▶ [Data excerpt]:
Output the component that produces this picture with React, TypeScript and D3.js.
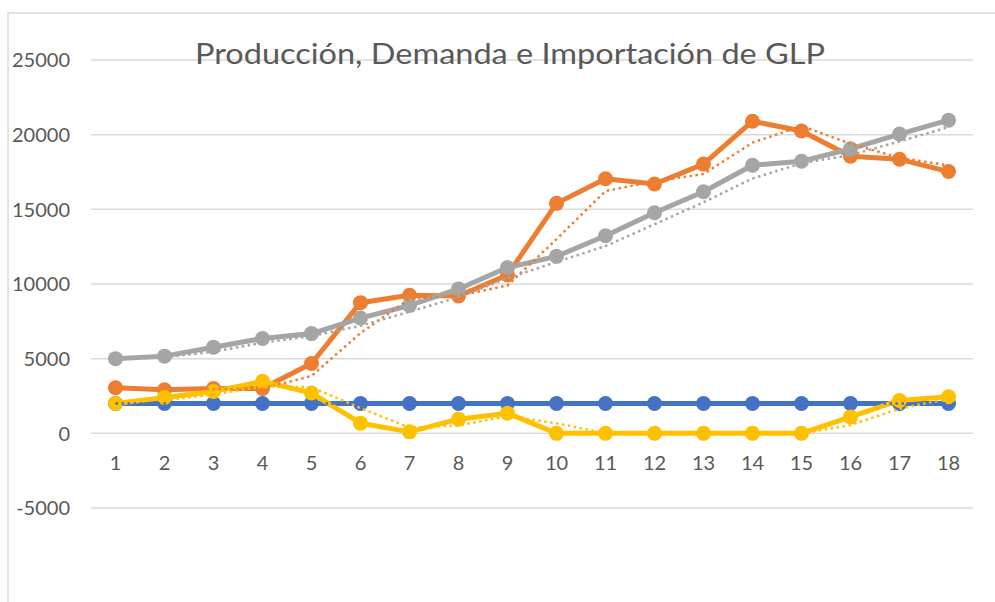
import * as d3 from 'd3';

const periods = d3.range(1, 19);
const yTicks = [-5000, 0, 5000, 10000, 15000, 20000, 25000];

// four series
const blueVals = [2000, 2000, 2000, 2000, 2000, 2000, 2000, 2000, 2000, 2000, 2000, 2000, 2000, 2000, 2000, 2000, 2000, 2000];
const orangeVals = [3050, 2920, 3000, 3000, 4680, 8750, 9250, 9200, 10600, 15400, 17050, 16700, 18030, 20900, 20250, 18550, 18350, 17530];
const grayVals = [5000, 5170, 5770, 6350, 6680, 7720, 8560, 9670, 11100, 11850, 13230, 14770, 16180, 17950, 18220, 19050, 20040, 20970];
const yellowVals = [2000, 2400, 2800, 3480, 2700, 680, 100, 950, 1350, 0, 0, 0, 0, 0, 0, 1100, 2200, 2450];

const series = [
  { name: 'blue', color: '#4472C4', values: blueVals, trend: 'linear' },
  { name: 'orange', color: '#ED7D31', values: orangeVals, trend: 'ma' },
  { name: 'gray', color: '#A5A5A5', values: grayVals, trend: 'ma' },
  { name: 'yellow', color: '#FFC000', values: yellowVals, trend: 'ma' },
];

const W = 995, H = 602;
const FONT = 'Lato, "Open Sans", sans-serif';
const TEXT = '#595959';

// trendline points: 2-period moving average, or least squares line
function trendPoints(values: number[], kind: string): [number, number][] {
  if (kind === 'ma') {
    return values.slice(1).map((v, i) => [i + 2, (values[i] + v) / 2]);
  }
  const xm = d3.mean(periods)!, ym = d3.mean(values)!;
  const slope = d3.sum(periods, (p, i) => (p - xm) * (values[i] - ym)) / d3.sum(periods, p => (p - xm) ** 2);
  return periods.map(p => [p, ym + slope * (p - xm)]);
}

export default function App() {
  const x = d3.scalePoint<number>().domain(periods).range([91, 973]).padding(0.5);
  const y = d3.scaleLinear().domain([-5000, 25000]).range([508, 60]);

  const line = d3.line<number>()
    .x((_, i) => x(periods[i])!)
    .y(v => y(v));

  const trendLine = d3.line<[number, number]>()
    .x(d => x(d[0])!)
    .y(d => y(d[1]));

  return (
    <svg width={W} height={H} style={{ position: 'absolute', left: 0, top: 0, background: '#fff' }}>
      <rect x={8} y={13} width={1100} height={800} fill="#fff" stroke="#d9d9d9" strokeWidth={1.5} />

      {/* grid */}
      {yTicks.map(t => (
        <line key={t} x1={91} x2={973} y1={y(t)} y2={y(t)} stroke="#d9d9d9" strokeWidth={1.5} />
      ))}

      {/* y labels */}
      {yTicks.map(t => (
        <text key={t} x={70} y={y(t)} dy="0.36em" textAnchor="end"
          fontFamily={FONT} fontSize={20} fill={TEXT}>{t}</text>
      ))}

      {/* x labels */}
      {periods.map(p => (
        <text key={p} x={x(p)} y={470} textAnchor="middle"
          fontFamily={FONT} fontSize={20} fill={TEXT}>{p}</text>
      ))}

      <text x={510} y={64} textAnchor="middle" fontFamily={FONT} fontSize={29} fill={TEXT}
        textLength={630} lengthAdjust="spacingAndGlyphs">
        Producción, Demanda e Importación de GLP
      </text>

      {series.map(s => (
        <g key={s.name}>
          <path d={line(s.values)!} fill="none" stroke={s.color} strokeWidth={5} strokeLinejoin="round" />
          {s.values.map((v, i) => (
            <circle key={i} cx={x(periods[i])} cy={y(v)} r={7.5} fill={s.color} />
          ))}
        </g>
      ))}

      {/* dotted trendlines on top */}
      {series.map(s => (
        <path key={s.name + '-trend'} d={trendLine(trendPoints(s.values, s.trend))!}
          fill="none" stroke={s.color} strokeWidth={2.5} strokeDasharray="2.5 3.5" />
      ))}
    </svg>
  );
}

▶ [Do this]:
Your copy of the data should match it exactly, except that pictures are left out.

▶ [Reply]:
Output the component that produces this picture with React, TypeScript and D3.js.
import * as d3 from 'd3';

const periods = d3.range(1, 19);
const yTicks = [-5000, 0, 5000, 10000, 15000, 20000, 25000];

// four series
const blueVals = [2000, 2000, 2000, 2000, 2000, 2000, 2000, 2000, 2000, 2000, 2000, 2000, 2000, 2000, 2000, 2000, 2000, 2000];
const orangeVals = [3050, 2920, 3000, 3000, 4680, 8750, 9250, 9200, 10600, 15400, 17050, 16700, 18030, 20900, 20250, 18550, 18350, 17530];
const grayVals = [5000, 5170, 5770, 6350, 6680, 7720, 8560, 9670, 11100, 11850, 13230, 14770, 16180, 17950, 18220, 19050, 20040, 20970];
const yellowVals = [2000, 2400, 2800, 3480, 2700, 680, 100, 950, 1350, 0, 0, 0, 0, 0, 0, 1100, 2200, 2450];

const series = [
  { name: 'blue', color: '#4472C4', values: blueVals, trend: 'linear' },
  { name: 'orange', color: '#ED7D31', values: orangeVals, trend: 'ma' },
  { name: 'gray', color: '#A5A5A5', values: grayVals, trend: 'ma' },
  { name: 'yellow', color: '#FFC000', values: yellowVals, trend: 'ma' },
];

const W = 995, H = 602;
const FONT = 'Lato, "Open Sans", sans-serif';
const TEXT = '#595959';

// trendline points: 2-period moving average, or least squares line
function trendPoints(values: number[], kind: string): [number, number][] {
  if (kind === 'ma') {
    return values.slice(1).map((v, i) => [i + 2, (values[i] + v) / 2]);
  }
  const xm = d3.mean(periods)!, ym = d3.mean(values)!;
  const slope = d3.sum(periods, (p, i) => (p - xm) * (values[i] - ym)) / d3.sum(periods, p => (p - xm) ** 2);
  return periods.map(p => [p, ym + slope * (p - xm)]);
}

export default function App() {
  const x = d3.scalePoint<number>().domain(periods).range([91, 973]).padding(0.5);
  const y = d3.scaleLinear().domain([-5000, 25000]).range([508, 60]);

  const line = d3.line<number>()
    .x((_, i) => x(periods[i])!)
    .y(v => y(v));

  const trendLine = d3.line<[number, number]>()
    .x(d => x(d[0])!)
    .y(d => y(d[1]));

  return (
    <svg width={W} height={H} style={{ position: 'absolute', left: 0, top: 0, background: '#fff' }}>
      <rect x={8} y={13} width={1100} height={800} fill="#fff" stroke="#d9d9d9" strokeWidth={1.5} />

      {/* grid */}
      {yTicks.map(t => (
        <line key={t} x1={91} x2={973} y1={y(t)} y2={y(t)} stroke="#d9d9d9" strokeWidth={1.5} />
      ))}

      {/* y labels */}
      {yTicks.map(t => (
        <text key={t} x={70} y={y(t)} dy="0.36em" textAnchor="end"
          fontFamily={FONT} fontSize={20} fill={TEXT}>{t}</text>
      ))}

      {/* x labels */}
      {periods.map(p => (
        <text key={p} x={x(p)} y={470} textAnchor="middle"
          fontFamily={FONT} fontSize={20} fill={TEXT}>{p}</text>
      ))}

      <text x={510} y={64} textAnchor="middle" fontFamily={FONT} fontSize={29} fill={TEXT}
        textLength={630} lengthAdjust="spacingAndGlyphs">
        Producción, Demanda e Importación de GLP
      </text>

      {series.map(s => (
        <g key={s.name}>
          <path d={line(s.values)!} fill="none" stroke={s.color} strokeWidth={5} strokeLinejoin="round" />
          {s.values.map((v, i) => (
            <circle key={i} cx={x(periods[i])} cy={y(v)} r={7.5} fill={s.color} />
          ))}
        </g>
      ))}

      {/* dotted trendlines on top */}
      {series.map(s => (
        <path key={s.name + '-trend'} d={trendLine(trendPoints(s.values, s.trend))!}
          fill="none" stroke={s.color} strokeWidth={2.5} strokeDasharray="2.5 3.5" />
      ))}
    </svg>
  );
}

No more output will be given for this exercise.